ECLI:NL:RBDHA:2021:17020
Rechtbank Den Haag
- Voorlopige voorziening
- Rechtspraak.nl
Afwijzing verzoek om voorlopige voorziening in asielzaak na uitspraak in beroepsprocedure
In deze zaak heeft de voorzieningenrechter van de Rechtbank Den Haag op 30 december 2021 uitspraak gedaan in een verzoek om een voorlopige voorziening. Verzoeker, vertegenwoordigd door zijn gemachtigde mr. K. Yousef, had een verzoek ingediend na het bestreden besluit van de Staatssecretaris van Justitie en Veiligheid, waarin de asielaanvraag van verzoeker niet in behandeling werd genomen. Verzoeker heeft tegen dit besluit beroep ingesteld en verzocht om een voorlopige voorziening. De voorzieningenrechter heeft het verzoek op 28 december 2021 behandeld, waarbij verzoeker aanwezig was en verweerder, met voorafgaand bericht, niet verschenen was.
De voorzieningenrechter overwoog dat in een eerdere uitspraak, zaaknummer NL21.18451, reeds op het beroep was beslist.
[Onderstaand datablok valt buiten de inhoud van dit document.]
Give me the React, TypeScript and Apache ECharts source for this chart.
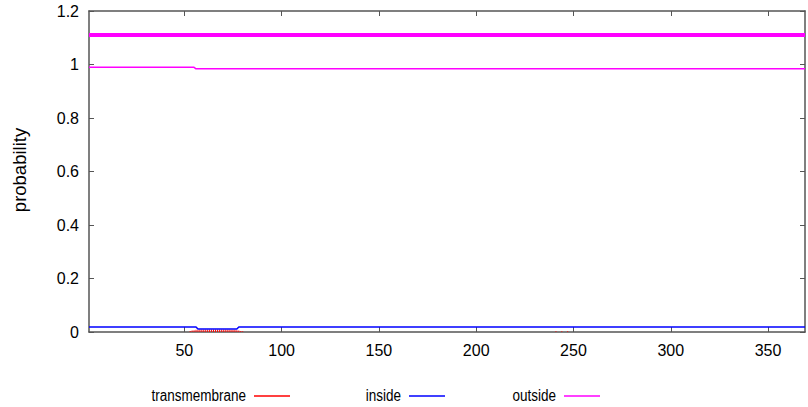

Hierdoor was er geen noodzaak meer voor een voorlopige voorziening. De voorzieningenrechter heeft het verzoek om voorlopige voorziening dan ook afgewezen. Daarnaast werd er geen aanleiding gezien voor een proceskostenveroordeling. De uitspraak is openbaar gemaakt en er staat geen hoger beroep of verzet open tegen deze beslissing.